Older Women Underscreened for Cervical Cancer

JUNE 15, 2017
Ryan Marotta, Assistant Editor
Although current guidelines indicate that women at average risk do not need to be screened for cervical cancer after age 65, the results of a recent study suggest that women up to age 85 can benefit from these screenings.

The study, published in the American Journal of Preventive Medicine, evaluated data on cervical cancer rates and the use of screening tests among women 65 years and older from the 2013 and 2015 National Health Interview Survey.
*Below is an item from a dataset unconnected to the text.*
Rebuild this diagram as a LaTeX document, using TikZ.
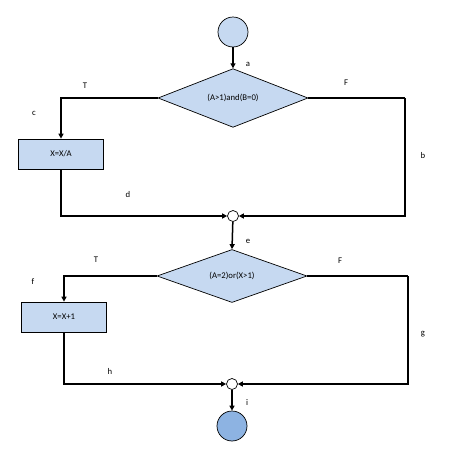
\documentclass[tikz,border=0pt]{standalone}
\usepackage{fontspec}
\setmainfont{Carlito}
\usetikzlibrary{shapes.geometric,arrows.meta}
\definecolor{lblue}{HTML}{C6D9F1}
\definecolor{dblue}{HTML}{8DB3E2}
\begin{document}
\begin{tikzpicture}[x=1pt,y=-1pt,
  font=\fontsize{8.7}{10}\selectfont,
  shapeln/.style={draw=black,line width=0.7pt},
  dec/.style={shapeln,diamond,fill=lblue,inner sep=0pt,minimum width=150pt,minimum height=53pt},
  proc/.style={shapeln,rectangle,fill=lblue,inner sep=0pt,minimum width=85pt,minimum height=30pt},
  term/.style={shapeln,circle,inner sep=0pt,minimum size=30pt},
  junc/.style={shapeln,circle,fill=white,inner sep=0pt,minimum size=11pt},
  conn/.style={line width=1.5pt,-{Triangle[length=5pt,width=5pt]}},
  plain/.style={line width=1.5pt},
  lbl/.style={inner sep=0pt}]
\useasboundingbox (0,0) rectangle (475,458);
% nodes
\node[term,fill=lblue] (start) at (233,32) {};
\node[dec] (d1) at (233,98) {(A>1)and(B=0)};
\node[proc] (b1) at (61,154) {X=X/A};
\node[junc] (j1) at (233,216) {};
\coordinate (cr1) at (405,98);
\node[dec] (d2) at (232,276) {(A=2)or(X>1)};
\node[proc] (b2) at (64,317) {X=X+1};
\node[junc] (j2) at (232,384) {};
\coordinate (cr2) at (408,276);
\node[term,fill=dblue] (stop) at (232,426) {};
% connectors
\draw[conn] (start) -- (d1.north);
\draw[conn] (d1.west) -| (b1.north);
\draw[conn] (b1.south) |- (j1.west);
\draw[plain] (d1.east) -- (cr1);
\draw[conn] (cr1) |- (j1.east);
\draw[conn] (j1) -- (d2.north);
\draw[conn] (d2.west) -| (b2.north);
\draw[conn] (b2.south) |- (j2.west);
\draw[plain] (d2.east) -- (cr2);
\draw[conn] (cr2) |- (j2.east);
\draw[conn] (j2) -- (stop);
% labels
\node[lbl] (la) at (248,64) {a};
\node[lbl] (lT1) at (85,86) {T};
\node[lbl] (lF1) at (346,83) {F};
\node[lbl] (lc) at (34,113) {c};
\node[lbl] (lb) at (423,156) {b};
\node[lbl] (ld) at (128,195) {d};
\node[lbl] (le) at (248,241) {e};
\node[lbl] (lT2) at (96,260) {T};
\node[lbl] (lF2) at (340,261) {F};
\node[lbl] (lf) at (33,282) {f};
\node[lbl] (lg) at (423,334) {g};
\node[lbl] (lh) at (110,371) {h};
\node[lbl] (li) at (247,403) {i};
\end{tikzpicture}
\end{document}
The research team found that, after correcting for hysterectomy, incidence rates of cervical cancer among the participants increased up to age 70 and did not start declining until age 85. The study authors also noted that one-fifth of cervical cancer cases and one-third of cervical cancer deaths in 2013 occurred among women 65 years and older.

Additionally, the researchers discovered that while only 12% of women in their 40s had not been recently screened for cervical cancer, that percentage progressively increased as women approached their 50s and 60s and that nearly 850,000 women aged 61-65 years had not been screened within the previous 5 years.

“In the short term, efforts could be undertaken to clarify misperceptions about the risk of cervical cancer among older women and providers,” said lead author Mary C. White, ScD, in a press release. “Messages about a ‘stopping age’ need to emphasize the recommendation for an adequate screening history of previous negative tests before screening is discontinued, not just chronologic age.”